Tuesday, September 08, 2009

2009 O-Pee-Chee Blaster Pack

Lucky thirteen.

Mike Cameron - In May of 2002, Cameron and Shawn Green both hit four homeruns in a game. Carlos Delgado equaled the feat in September the next year. That's three of the 15 times it has ever happened, right there in the span of two seasons. No one has done it since.

Matt Capps - Why do all pitchers pose with the four-seamer grip?

Carlos Quentin (Face of the Franchise) - Woah! An insert? This set has inserts? Wonders never cease. Also: Really? Quentin is the face of the White Sox? Didn't they trade for him less than two years ago? Why not Konerko? Buehrle?

Mike Napoli (Black Border) - The pose is a little too phallic for my tastes.

Milwaukee Brewers Checklist - Name That Game (tm) would be a little too easy on this card, what with the entire scoreboard showing.

Hanley Ramirez - Pay attention, kids: the glove is down, the bare hand is above the ball, ready to smother and grab.

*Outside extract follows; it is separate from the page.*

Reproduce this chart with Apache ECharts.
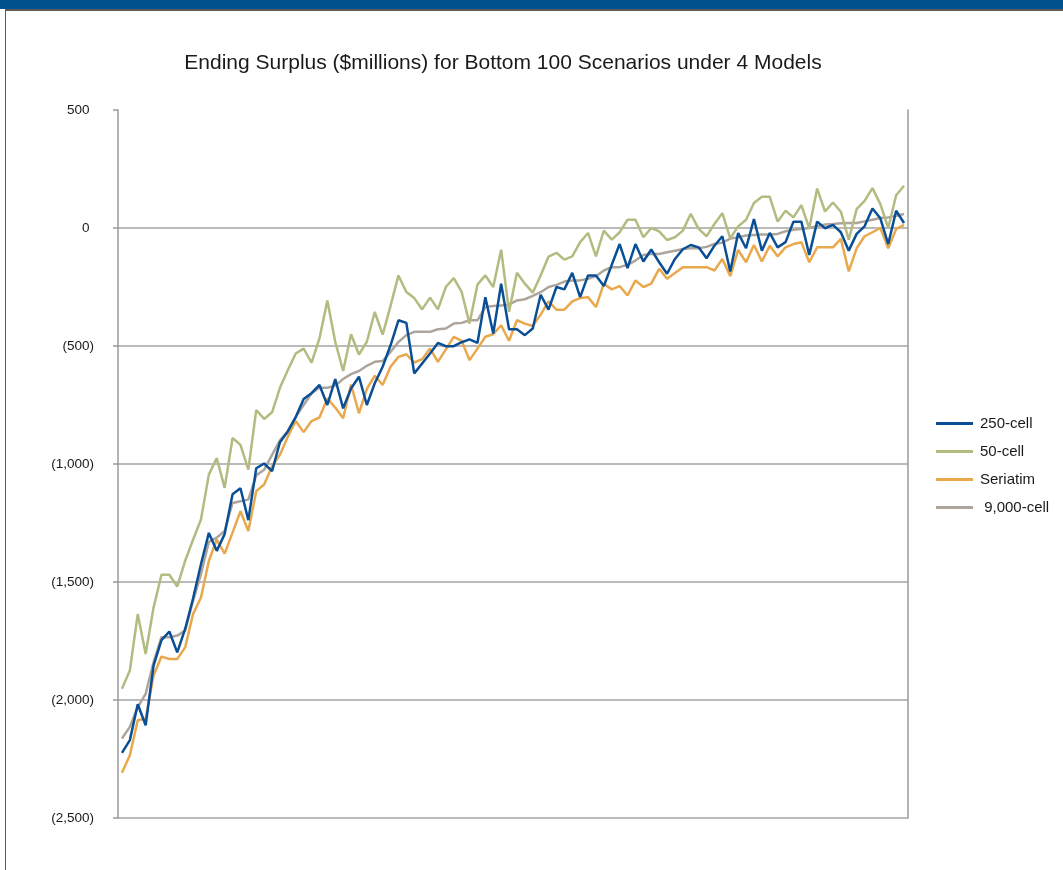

Monday, September 07, 2009

2009 O-Pee-Chee Blaster Pack

The dozenth pack in the blaster.

Brian Schneider - I don't think I've ever seen a baseball card of a catcher practicing.

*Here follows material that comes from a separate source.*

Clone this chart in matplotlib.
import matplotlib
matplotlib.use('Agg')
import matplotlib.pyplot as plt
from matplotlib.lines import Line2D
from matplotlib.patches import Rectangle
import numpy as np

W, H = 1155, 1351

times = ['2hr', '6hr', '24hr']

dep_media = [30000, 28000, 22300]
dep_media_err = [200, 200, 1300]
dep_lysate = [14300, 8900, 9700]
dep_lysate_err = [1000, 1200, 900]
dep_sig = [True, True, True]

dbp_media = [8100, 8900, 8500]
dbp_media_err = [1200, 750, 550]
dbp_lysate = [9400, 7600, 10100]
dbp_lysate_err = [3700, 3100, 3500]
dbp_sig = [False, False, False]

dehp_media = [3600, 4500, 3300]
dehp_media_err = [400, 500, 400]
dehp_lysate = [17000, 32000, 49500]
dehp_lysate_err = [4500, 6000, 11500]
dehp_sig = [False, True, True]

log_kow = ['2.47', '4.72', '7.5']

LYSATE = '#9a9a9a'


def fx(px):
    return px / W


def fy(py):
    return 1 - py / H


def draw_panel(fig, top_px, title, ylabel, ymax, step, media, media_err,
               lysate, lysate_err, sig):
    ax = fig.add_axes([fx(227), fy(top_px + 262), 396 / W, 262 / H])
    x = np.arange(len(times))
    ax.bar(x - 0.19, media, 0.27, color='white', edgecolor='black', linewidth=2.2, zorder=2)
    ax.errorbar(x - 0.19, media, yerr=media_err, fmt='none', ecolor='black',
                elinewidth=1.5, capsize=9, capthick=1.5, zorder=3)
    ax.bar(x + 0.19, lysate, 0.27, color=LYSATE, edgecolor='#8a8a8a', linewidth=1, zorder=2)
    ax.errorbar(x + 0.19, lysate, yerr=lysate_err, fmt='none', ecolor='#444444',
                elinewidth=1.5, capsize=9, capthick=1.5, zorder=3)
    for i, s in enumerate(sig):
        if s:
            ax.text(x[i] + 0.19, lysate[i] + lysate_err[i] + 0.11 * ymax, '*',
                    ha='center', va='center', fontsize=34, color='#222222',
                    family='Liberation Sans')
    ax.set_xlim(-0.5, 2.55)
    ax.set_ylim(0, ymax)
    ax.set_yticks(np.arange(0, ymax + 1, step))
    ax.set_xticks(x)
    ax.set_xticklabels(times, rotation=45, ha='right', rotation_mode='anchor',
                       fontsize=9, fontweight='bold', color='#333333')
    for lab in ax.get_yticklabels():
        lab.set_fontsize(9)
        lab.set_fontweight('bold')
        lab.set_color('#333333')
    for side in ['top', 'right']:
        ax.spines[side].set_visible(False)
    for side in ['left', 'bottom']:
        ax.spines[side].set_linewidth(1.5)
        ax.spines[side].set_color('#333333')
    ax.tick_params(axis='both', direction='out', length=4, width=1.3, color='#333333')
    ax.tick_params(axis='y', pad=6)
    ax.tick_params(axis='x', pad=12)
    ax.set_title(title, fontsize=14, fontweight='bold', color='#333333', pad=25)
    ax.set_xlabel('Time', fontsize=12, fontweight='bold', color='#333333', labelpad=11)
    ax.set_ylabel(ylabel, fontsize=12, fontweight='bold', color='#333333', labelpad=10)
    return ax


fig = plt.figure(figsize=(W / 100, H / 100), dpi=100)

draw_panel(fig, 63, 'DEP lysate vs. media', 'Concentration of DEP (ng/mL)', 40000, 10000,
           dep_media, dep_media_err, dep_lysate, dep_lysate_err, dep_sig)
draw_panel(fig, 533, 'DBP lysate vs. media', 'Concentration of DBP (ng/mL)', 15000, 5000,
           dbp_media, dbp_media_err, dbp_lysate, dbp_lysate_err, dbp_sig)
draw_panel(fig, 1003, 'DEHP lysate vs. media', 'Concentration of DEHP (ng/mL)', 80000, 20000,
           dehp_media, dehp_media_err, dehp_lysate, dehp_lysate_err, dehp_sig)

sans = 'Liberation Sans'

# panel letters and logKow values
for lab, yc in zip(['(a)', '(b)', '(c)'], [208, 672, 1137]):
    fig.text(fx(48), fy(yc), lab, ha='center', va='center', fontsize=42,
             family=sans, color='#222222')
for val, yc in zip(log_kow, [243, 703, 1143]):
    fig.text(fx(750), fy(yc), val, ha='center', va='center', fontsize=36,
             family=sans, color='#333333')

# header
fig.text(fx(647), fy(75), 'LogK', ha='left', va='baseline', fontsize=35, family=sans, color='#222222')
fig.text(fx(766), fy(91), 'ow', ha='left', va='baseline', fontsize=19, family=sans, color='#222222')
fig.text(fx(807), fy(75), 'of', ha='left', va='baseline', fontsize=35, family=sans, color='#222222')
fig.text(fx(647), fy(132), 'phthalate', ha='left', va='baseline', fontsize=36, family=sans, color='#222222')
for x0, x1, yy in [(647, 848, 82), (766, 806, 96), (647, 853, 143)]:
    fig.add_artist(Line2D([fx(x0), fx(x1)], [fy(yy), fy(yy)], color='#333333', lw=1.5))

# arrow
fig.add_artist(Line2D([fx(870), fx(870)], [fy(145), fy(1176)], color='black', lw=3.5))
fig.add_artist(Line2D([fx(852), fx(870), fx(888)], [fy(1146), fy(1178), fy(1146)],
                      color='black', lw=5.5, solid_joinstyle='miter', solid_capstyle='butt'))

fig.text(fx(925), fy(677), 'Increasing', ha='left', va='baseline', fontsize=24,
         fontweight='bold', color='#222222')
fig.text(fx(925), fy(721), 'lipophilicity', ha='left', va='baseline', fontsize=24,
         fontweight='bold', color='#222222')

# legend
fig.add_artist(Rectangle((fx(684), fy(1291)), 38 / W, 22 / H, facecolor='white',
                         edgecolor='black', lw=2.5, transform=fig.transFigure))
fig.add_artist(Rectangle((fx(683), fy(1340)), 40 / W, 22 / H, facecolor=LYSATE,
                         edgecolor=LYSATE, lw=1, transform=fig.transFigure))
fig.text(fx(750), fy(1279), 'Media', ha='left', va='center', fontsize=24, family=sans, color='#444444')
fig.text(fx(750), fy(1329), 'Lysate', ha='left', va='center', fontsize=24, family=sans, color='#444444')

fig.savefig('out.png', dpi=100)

Chase Headley (Black Border) - If I were a Padres fan, I would certainly have a camo binder.


Tiger Woods (20th Anniversary) - 1) What a bad picture of Tigerian triumph. 2) I hate cards from other sports. The first person to say they want them can have all three of my 20th anniversary cards. The other two are Magic Johnson and the International Space Station.

Grady Sizemore (Moments) - The more I see of these Moments cards, the sillier I think they are. Grady had a nice game this day. A homer, a stolen base, four RBI. Someone has a game like that every single day. Why make a card of this one?

Braden Looper - I tried to think of something nice to say about this card. I failed. My scanner seemed to get tired of the card quickly as well.

Tim Redding - Dramatic lighting FTW.